Starting at the first line of the listing below, repeat each line up to and including the one containing "from matplotlib.patches import". Leave out pictures.

START Data provided

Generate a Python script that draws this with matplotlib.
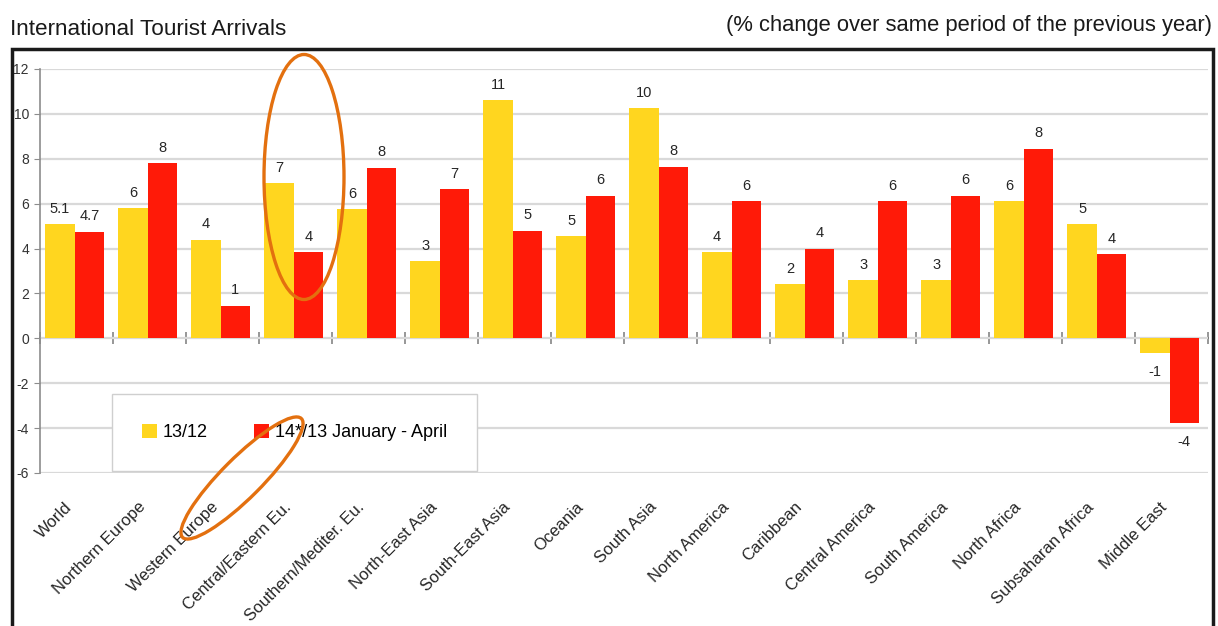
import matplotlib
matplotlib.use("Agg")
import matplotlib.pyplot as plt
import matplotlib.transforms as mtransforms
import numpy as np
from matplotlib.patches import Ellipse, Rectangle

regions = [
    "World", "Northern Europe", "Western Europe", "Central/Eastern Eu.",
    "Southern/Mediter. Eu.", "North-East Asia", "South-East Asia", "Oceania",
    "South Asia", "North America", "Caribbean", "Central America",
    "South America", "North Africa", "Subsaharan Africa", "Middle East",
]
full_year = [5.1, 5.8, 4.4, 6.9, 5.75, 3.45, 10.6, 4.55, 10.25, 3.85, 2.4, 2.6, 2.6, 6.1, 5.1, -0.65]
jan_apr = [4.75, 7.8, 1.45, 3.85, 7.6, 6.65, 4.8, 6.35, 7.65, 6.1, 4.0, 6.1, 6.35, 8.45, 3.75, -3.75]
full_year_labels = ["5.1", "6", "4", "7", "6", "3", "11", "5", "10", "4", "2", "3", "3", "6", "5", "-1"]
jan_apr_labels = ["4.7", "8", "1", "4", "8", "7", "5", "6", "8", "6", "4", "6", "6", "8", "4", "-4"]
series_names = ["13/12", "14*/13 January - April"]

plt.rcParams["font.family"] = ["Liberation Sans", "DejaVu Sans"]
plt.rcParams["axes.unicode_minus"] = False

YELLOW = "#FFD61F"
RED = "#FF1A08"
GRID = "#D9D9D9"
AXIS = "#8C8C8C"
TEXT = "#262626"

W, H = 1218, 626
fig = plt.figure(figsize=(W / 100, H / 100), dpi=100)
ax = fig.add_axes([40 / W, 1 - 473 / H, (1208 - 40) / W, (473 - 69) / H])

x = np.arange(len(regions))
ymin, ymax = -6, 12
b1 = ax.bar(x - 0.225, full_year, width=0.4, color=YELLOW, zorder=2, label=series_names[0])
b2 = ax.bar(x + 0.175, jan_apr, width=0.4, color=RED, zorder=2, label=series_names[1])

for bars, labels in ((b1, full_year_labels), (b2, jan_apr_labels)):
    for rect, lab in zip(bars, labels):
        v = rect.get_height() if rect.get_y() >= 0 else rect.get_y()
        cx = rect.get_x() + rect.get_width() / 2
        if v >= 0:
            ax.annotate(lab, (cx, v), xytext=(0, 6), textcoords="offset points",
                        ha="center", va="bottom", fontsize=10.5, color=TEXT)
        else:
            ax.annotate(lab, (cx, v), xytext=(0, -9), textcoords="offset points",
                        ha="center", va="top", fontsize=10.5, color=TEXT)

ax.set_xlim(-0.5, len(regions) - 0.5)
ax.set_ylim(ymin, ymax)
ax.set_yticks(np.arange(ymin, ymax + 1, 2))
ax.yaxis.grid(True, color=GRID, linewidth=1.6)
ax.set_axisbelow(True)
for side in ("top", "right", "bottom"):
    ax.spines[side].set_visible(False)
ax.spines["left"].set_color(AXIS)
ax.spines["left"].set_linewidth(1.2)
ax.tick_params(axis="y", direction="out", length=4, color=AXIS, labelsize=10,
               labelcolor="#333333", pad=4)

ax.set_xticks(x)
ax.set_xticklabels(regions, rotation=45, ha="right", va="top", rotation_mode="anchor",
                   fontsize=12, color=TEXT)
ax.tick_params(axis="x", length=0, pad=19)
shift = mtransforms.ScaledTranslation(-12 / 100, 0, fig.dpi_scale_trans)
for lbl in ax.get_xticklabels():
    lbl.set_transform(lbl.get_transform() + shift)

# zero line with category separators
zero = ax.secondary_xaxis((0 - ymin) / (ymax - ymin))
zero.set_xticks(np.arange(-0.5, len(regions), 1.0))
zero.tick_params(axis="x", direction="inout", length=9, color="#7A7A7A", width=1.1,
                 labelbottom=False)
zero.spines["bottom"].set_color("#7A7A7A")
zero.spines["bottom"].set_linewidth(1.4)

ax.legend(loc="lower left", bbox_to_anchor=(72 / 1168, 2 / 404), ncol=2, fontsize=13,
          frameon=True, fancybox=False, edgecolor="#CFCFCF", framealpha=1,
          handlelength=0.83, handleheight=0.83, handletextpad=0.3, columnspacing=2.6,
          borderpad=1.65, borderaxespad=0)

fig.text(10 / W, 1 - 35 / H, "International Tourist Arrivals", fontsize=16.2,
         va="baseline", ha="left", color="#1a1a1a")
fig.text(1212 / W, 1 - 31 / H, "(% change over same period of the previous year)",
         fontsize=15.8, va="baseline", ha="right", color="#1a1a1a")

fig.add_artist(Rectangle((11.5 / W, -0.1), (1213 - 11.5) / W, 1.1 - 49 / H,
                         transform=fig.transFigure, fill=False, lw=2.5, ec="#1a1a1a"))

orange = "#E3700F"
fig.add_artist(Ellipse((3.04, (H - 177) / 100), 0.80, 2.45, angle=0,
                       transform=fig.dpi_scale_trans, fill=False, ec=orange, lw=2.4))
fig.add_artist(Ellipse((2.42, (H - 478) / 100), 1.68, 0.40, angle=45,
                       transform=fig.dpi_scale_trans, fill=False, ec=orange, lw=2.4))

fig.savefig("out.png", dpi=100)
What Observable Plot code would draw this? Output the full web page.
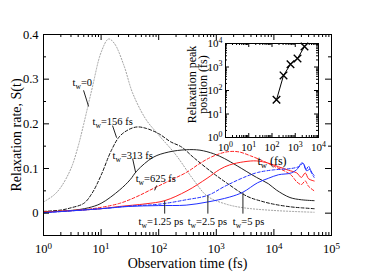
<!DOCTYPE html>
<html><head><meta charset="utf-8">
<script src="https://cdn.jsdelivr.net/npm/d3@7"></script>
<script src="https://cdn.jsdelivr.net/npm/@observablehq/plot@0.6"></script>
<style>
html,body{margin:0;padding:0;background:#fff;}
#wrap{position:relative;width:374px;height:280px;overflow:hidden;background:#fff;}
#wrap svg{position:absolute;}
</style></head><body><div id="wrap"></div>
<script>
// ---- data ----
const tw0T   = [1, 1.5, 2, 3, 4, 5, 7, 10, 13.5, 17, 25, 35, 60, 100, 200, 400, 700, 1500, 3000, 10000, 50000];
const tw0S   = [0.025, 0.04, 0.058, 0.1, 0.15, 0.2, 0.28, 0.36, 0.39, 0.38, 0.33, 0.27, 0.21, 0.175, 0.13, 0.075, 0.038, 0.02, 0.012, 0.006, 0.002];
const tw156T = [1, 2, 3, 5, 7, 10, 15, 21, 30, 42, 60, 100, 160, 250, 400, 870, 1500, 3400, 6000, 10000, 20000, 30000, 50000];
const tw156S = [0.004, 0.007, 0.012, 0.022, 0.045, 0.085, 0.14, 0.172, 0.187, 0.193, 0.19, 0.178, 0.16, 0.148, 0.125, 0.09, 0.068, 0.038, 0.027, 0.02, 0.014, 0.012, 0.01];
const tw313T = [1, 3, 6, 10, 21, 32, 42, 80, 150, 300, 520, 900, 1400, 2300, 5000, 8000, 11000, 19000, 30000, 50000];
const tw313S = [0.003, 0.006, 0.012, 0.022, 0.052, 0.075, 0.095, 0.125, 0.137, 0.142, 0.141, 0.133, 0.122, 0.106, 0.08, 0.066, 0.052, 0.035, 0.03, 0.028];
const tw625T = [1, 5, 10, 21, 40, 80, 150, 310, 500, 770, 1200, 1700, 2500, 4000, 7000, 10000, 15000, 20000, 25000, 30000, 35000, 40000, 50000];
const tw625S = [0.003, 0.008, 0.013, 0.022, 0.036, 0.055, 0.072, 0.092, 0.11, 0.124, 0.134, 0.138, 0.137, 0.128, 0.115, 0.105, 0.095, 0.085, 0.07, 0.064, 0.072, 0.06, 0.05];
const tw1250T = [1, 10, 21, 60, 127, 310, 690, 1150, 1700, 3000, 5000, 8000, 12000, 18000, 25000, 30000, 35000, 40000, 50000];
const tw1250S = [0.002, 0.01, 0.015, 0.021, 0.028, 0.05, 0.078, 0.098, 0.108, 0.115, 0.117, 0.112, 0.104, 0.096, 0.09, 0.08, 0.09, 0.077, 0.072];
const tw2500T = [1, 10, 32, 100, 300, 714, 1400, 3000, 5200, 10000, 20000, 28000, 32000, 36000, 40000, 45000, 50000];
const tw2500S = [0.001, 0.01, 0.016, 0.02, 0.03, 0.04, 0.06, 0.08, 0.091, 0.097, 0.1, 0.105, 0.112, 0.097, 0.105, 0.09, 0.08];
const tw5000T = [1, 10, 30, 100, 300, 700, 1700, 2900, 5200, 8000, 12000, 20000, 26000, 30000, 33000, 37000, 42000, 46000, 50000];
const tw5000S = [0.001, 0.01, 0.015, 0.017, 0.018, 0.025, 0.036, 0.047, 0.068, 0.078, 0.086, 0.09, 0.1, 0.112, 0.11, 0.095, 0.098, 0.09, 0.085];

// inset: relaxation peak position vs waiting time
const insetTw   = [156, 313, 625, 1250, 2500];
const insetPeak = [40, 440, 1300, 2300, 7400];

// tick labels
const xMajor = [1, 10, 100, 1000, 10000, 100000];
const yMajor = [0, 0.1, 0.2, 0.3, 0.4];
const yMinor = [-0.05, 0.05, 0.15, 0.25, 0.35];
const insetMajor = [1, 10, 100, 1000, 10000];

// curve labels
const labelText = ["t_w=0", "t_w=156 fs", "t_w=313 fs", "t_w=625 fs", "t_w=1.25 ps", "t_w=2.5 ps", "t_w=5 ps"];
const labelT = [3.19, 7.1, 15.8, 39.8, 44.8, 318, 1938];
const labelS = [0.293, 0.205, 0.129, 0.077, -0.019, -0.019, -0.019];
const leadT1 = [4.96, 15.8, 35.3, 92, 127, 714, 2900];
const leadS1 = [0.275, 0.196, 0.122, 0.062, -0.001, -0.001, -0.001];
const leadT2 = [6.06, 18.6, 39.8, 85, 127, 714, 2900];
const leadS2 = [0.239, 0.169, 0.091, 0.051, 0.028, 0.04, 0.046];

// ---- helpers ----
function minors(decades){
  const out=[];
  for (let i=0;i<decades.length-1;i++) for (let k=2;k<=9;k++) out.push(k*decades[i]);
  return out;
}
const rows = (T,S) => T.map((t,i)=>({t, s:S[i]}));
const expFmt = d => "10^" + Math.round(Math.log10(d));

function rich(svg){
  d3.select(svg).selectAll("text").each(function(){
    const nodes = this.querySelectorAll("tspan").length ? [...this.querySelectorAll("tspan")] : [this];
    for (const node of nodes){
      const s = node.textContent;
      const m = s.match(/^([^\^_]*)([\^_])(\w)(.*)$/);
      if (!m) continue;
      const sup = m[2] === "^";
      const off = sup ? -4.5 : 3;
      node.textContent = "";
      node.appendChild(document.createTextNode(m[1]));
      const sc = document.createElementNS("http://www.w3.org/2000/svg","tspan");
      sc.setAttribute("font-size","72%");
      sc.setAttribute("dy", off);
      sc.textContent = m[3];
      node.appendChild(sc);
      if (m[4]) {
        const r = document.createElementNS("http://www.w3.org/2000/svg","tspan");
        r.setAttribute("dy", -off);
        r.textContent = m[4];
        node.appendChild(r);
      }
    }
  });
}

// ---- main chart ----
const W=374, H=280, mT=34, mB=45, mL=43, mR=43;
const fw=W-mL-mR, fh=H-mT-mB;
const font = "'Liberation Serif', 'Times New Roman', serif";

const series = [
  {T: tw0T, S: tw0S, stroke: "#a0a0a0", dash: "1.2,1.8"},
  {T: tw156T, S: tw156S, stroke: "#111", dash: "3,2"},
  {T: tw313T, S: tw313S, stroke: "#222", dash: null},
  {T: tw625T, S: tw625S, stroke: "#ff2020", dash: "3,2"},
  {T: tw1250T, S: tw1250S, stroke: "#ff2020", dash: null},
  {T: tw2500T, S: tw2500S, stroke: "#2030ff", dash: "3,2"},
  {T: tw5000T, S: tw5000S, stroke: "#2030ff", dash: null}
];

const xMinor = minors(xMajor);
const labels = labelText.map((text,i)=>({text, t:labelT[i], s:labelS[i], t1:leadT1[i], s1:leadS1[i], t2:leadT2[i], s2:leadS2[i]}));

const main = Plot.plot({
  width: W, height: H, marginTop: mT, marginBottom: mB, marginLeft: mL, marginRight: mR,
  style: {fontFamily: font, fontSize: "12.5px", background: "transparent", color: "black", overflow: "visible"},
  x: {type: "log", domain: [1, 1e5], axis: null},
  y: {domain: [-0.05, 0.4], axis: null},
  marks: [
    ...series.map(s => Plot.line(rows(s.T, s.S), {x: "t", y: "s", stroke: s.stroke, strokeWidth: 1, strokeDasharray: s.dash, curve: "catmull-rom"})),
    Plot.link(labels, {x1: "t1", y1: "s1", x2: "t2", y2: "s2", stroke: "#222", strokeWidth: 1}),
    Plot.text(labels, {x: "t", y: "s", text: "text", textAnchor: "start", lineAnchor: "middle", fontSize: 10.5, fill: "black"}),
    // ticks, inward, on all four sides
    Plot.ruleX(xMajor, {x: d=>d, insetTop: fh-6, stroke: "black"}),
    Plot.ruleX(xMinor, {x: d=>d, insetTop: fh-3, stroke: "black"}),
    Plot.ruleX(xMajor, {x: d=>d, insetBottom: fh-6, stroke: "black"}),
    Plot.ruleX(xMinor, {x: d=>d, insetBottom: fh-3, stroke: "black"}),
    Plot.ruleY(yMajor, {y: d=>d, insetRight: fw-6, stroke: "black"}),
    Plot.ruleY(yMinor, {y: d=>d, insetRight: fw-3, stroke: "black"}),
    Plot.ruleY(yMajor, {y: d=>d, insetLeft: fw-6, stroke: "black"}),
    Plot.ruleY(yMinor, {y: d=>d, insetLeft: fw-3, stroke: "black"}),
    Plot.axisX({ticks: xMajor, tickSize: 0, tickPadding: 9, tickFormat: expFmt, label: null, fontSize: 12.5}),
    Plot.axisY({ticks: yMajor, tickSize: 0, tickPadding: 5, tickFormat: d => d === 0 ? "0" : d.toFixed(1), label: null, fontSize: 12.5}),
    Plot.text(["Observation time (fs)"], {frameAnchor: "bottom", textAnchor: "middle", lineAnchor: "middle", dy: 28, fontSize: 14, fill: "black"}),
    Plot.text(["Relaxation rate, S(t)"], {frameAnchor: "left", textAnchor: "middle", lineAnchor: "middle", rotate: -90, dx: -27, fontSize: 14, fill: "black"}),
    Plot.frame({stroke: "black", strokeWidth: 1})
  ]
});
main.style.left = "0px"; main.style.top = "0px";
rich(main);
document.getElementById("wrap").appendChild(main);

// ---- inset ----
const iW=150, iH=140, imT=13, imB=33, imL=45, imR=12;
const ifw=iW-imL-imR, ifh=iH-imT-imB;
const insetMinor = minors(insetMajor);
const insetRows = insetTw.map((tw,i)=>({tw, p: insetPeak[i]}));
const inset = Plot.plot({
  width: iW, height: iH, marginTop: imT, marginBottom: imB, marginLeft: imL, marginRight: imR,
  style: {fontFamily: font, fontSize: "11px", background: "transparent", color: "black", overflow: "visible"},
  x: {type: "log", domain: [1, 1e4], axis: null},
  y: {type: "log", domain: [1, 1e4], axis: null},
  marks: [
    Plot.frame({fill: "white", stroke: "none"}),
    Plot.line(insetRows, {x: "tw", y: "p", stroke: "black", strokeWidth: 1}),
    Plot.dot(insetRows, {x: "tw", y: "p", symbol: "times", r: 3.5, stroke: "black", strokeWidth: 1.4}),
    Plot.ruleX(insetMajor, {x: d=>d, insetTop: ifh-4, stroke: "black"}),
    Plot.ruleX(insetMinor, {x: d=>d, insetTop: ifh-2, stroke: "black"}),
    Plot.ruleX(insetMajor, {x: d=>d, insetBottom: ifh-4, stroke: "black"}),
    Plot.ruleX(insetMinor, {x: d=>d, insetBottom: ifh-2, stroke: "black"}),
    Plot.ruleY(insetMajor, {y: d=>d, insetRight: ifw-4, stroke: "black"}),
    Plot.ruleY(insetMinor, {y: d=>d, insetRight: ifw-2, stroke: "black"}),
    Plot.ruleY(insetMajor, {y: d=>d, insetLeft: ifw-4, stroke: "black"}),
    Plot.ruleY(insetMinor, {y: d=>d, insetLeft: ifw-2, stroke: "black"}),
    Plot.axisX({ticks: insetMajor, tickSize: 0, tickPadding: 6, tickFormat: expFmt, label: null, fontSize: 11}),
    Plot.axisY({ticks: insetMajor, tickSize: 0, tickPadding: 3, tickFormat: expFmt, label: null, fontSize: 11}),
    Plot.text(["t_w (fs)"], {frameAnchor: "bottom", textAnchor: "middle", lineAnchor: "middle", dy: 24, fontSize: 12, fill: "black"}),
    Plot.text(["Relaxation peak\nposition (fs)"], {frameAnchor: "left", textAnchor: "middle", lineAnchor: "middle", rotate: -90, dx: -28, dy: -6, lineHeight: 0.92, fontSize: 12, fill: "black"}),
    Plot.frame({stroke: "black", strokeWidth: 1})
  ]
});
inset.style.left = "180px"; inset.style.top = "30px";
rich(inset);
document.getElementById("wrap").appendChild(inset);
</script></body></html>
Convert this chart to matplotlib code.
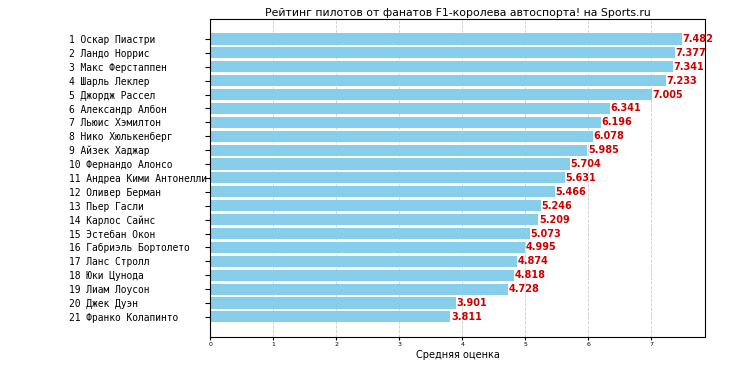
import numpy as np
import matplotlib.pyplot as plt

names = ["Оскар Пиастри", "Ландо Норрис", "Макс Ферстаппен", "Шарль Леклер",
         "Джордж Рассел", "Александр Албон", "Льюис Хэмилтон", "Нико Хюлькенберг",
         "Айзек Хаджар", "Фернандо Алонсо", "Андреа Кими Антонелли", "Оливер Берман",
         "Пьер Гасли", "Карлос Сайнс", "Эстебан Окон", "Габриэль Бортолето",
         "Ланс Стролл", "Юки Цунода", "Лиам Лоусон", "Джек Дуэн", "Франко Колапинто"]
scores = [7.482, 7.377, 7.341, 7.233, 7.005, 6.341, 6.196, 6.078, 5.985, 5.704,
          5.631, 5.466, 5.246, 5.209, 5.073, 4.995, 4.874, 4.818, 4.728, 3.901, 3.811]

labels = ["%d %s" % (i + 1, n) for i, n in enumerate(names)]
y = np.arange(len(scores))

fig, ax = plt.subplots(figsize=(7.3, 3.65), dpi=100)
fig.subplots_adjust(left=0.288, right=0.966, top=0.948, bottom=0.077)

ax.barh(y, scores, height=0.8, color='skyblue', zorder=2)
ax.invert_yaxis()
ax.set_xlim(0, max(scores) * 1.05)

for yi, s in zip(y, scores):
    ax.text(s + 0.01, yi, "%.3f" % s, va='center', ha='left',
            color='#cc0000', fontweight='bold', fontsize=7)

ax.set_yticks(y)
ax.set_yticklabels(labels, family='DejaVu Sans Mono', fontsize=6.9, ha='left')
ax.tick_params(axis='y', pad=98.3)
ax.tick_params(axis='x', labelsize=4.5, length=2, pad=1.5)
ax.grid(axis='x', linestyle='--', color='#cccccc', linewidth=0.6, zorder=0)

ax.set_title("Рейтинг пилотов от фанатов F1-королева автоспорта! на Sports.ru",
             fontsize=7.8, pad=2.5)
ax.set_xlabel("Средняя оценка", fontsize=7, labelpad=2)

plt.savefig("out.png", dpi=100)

END Data provided

- [Final answer]
Generate a Python script that draws this with matplotlib.
import matplotlib
matplotlib.use("Agg")
import matplotlib.pyplot as plt
import matplotlib.transforms as mtransforms
import numpy as np
from matplotlib.patches import Ellipse, Rectangle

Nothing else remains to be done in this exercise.